> **WHAT YOU WILL DO**
Every line below must be reproduced exactly. Copy them all.

##### STORED DATA

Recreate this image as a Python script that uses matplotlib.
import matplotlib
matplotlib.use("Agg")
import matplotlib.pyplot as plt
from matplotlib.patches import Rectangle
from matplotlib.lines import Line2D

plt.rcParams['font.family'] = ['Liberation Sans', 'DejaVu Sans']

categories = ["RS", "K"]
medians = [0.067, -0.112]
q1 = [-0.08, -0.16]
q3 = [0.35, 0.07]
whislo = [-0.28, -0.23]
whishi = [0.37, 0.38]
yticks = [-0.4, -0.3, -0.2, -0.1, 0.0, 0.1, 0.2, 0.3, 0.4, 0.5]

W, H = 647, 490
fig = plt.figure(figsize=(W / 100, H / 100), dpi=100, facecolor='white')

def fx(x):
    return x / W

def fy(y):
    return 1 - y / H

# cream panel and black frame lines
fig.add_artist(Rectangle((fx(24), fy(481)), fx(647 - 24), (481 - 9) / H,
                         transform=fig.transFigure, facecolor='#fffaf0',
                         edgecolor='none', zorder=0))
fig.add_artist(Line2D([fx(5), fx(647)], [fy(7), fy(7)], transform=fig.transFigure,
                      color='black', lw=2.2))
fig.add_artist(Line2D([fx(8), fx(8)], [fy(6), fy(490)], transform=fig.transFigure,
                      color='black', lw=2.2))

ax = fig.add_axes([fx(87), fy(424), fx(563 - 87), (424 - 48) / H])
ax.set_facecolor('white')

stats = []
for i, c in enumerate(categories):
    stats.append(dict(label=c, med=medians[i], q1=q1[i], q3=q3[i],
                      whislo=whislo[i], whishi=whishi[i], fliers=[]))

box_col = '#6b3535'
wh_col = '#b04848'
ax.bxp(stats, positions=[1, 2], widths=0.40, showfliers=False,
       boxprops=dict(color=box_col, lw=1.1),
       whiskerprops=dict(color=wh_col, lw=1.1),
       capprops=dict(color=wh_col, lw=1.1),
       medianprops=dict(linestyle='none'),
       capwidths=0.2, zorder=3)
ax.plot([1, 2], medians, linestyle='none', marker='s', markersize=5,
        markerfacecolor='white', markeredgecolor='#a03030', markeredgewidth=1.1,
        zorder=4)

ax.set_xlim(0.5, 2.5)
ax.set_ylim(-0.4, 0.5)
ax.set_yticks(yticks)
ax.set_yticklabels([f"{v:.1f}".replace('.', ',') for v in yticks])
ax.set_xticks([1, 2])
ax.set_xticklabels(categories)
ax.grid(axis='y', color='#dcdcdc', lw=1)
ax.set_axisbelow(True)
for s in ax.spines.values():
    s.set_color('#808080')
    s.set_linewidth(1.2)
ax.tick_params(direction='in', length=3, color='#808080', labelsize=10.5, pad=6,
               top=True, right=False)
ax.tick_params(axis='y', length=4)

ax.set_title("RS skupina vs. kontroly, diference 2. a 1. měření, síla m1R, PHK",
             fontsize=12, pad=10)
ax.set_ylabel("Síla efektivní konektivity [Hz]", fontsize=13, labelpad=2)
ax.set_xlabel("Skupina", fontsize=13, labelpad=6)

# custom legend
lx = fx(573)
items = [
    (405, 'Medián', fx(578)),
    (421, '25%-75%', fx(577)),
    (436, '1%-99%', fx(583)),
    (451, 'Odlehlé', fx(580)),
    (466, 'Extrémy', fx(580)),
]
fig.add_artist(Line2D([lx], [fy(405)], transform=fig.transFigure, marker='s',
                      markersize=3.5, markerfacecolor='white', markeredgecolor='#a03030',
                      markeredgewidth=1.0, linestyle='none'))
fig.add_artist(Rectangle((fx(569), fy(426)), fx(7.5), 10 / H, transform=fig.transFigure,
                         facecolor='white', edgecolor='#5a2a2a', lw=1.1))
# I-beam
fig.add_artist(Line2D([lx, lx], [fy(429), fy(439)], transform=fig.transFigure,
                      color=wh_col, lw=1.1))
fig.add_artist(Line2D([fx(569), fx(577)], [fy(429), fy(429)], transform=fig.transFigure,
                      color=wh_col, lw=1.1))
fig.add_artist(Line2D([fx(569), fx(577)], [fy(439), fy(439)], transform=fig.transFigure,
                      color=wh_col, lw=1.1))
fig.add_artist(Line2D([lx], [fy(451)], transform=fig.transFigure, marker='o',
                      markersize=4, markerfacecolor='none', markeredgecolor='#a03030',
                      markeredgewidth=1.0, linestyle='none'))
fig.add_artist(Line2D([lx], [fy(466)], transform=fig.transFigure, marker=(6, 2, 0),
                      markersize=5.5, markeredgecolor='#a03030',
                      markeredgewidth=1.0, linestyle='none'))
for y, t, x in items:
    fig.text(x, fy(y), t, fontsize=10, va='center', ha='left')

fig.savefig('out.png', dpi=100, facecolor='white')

##########

> **FULL OUTPUT**
Recreate this image as a Python script that uses matplotlib.
import matplotlib
matplotlib.use("Agg")
import matplotlib.pyplot as plt
from matplotlib.patches import Rectangle
from matplotlib.lines import Line2D

plt.rcParams['font.family'] = ['Liberation Sans', 'DejaVu Sans']

categories = ["RS", "K"]
medians = [0.067, -0.112]
q1 = [-0.08, -0.16]
q3 = [0.35, 0.07]
whislo = [-0.28, -0.23]
whishi = [0.37, 0.38]
yticks = [-0.4, -0.3, -0.2, -0.1, 0.0, 0.1, 0.2, 0.3, 0.4, 0.5]

W, H = 647, 490
fig = plt.figure(figsize=(W / 100, H / 100), dpi=100, facecolor='white')

def fx(x):
    return x / W

def fy(y):
    return 1 - y / H

# cream panel and black frame lines
fig.add_artist(Rectangle((fx(24), fy(481)), fx(647 - 24), (481 - 9) / H,
                         transform=fig.transFigure, facecolor='#fffaf0',
                         edgecolor='none', zorder=0))
fig.add_artist(Line2D([fx(5), fx(647)], [fy(7), fy(7)], transform=fig.transFigure,
                      color='black', lw=2.2))
fig.add_artist(Line2D([fx(8), fx(8)], [fy(6), fy(490)], transform=fig.transFigure,
                      color='black', lw=2.2))

ax = fig.add_axes([fx(87), fy(424), fx(563 - 87), (424 - 48) / H])
ax.set_facecolor('white')

stats = []
for i, c in enumerate(categories):
    stats.append(dict(label=c, med=medians[i], q1=q1[i], q3=q3[i],
                      whislo=whislo[i], whishi=whishi[i], fliers=[]))

box_col = '#6b3535'
wh_col = '#b04848'
ax.bxp(stats, positions=[1, 2], widths=0.40, showfliers=False,
       boxprops=dict(color=box_col, lw=1.1),
       whiskerprops=dict(color=wh_col, lw=1.1),
       capprops=dict(color=wh_col, lw=1.1),
       medianprops=dict(linestyle='none'),
       capwidths=0.2, zorder=3)
ax.plot([1, 2], medians, linestyle='none', marker='s', markersize=5,
        markerfacecolor='white', markeredgecolor='#a03030', markeredgewidth=1.1,
        zorder=4)

ax.set_xlim(0.5, 2.5)
ax.set_ylim(-0.4, 0.5)
ax.set_yticks(yticks)
ax.set_yticklabels([f"{v:.1f}".replace('.', ',') for v in yticks])
ax.set_xticks([1, 2])
ax.set_xticklabels(categories)
ax.grid(axis='y', color='#dcdcdc', lw=1)
ax.set_axisbelow(True)
for s in ax.spines.values():
    s.set_color('#808080')
    s.set_linewidth(1.2)
ax.tick_params(direction='in', length=3, color='#808080', labelsize=10.5, pad=6,
               top=True, right=False)
ax.tick_params(axis='y', length=4)

ax.set_title("RS skupina vs. kontroly, diference 2. a 1. měření, síla m1R, PHK",
             fontsize=12, pad=10)
ax.set_ylabel("Síla efektivní konektivity [Hz]", fontsize=13, labelpad=2)
ax.set_xlabel("Skupina", fontsize=13, labelpad=6)

# custom legend
lx = fx(573)
items = [
    (405, 'Medián', fx(578)),
    (421, '25%-75%', fx(577)),
    (436, '1%-99%', fx(583)),
    (451, 'Odlehlé', fx(580)),
    (466, 'Extrémy', fx(580)),
]
fig.add_artist(Line2D([lx], [fy(405)], transform=fig.transFigure, marker='s',
                      markersize=3.5, markerfacecolor='white', markeredgecolor='#a03030',
                      markeredgewidth=1.0, linestyle='none'))
fig.add_artist(Rectangle((fx(569), fy(426)), fx(7.5), 10 / H, transform=fig.transFigure,
                         facecolor='white', edgecolor='#5a2a2a', lw=1.1))
# I-beam
fig.add_artist(Line2D([lx, lx], [fy(429), fy(439)], transform=fig.transFigure,
                      color=wh_col, lw=1.1))
fig.add_artist(Line2D([fx(569), fx(577)], [fy(429), fy(429)], transform=fig.transFigure,
                      color=wh_col, lw=1.1))
fig.add_artist(Line2D([fx(569), fx(577)], [fy(439), fy(439)], transform=fig.transFigure,
                      color=wh_col, lw=1.1))
fig.add_artist(Line2D([lx], [fy(451)], transform=fig.transFigure, marker='o',
                      markersize=4, markerfacecolor='none', markeredgecolor='#a03030',
                      markeredgewidth=1.0, linestyle='none'))
fig.add_artist(Line2D([lx], [fy(466)], transform=fig.transFigure, marker=(6, 2, 0),
                      markersize=5.5, markeredgecolor='#a03030',
                      markeredgewidth=1.0, linestyle='none'))
for y, t, x in items:
    fig.text(x, fy(y), t, fontsize=10, va='center', ha='left')

fig.savefig('out.png', dpi=100, facecolor='white')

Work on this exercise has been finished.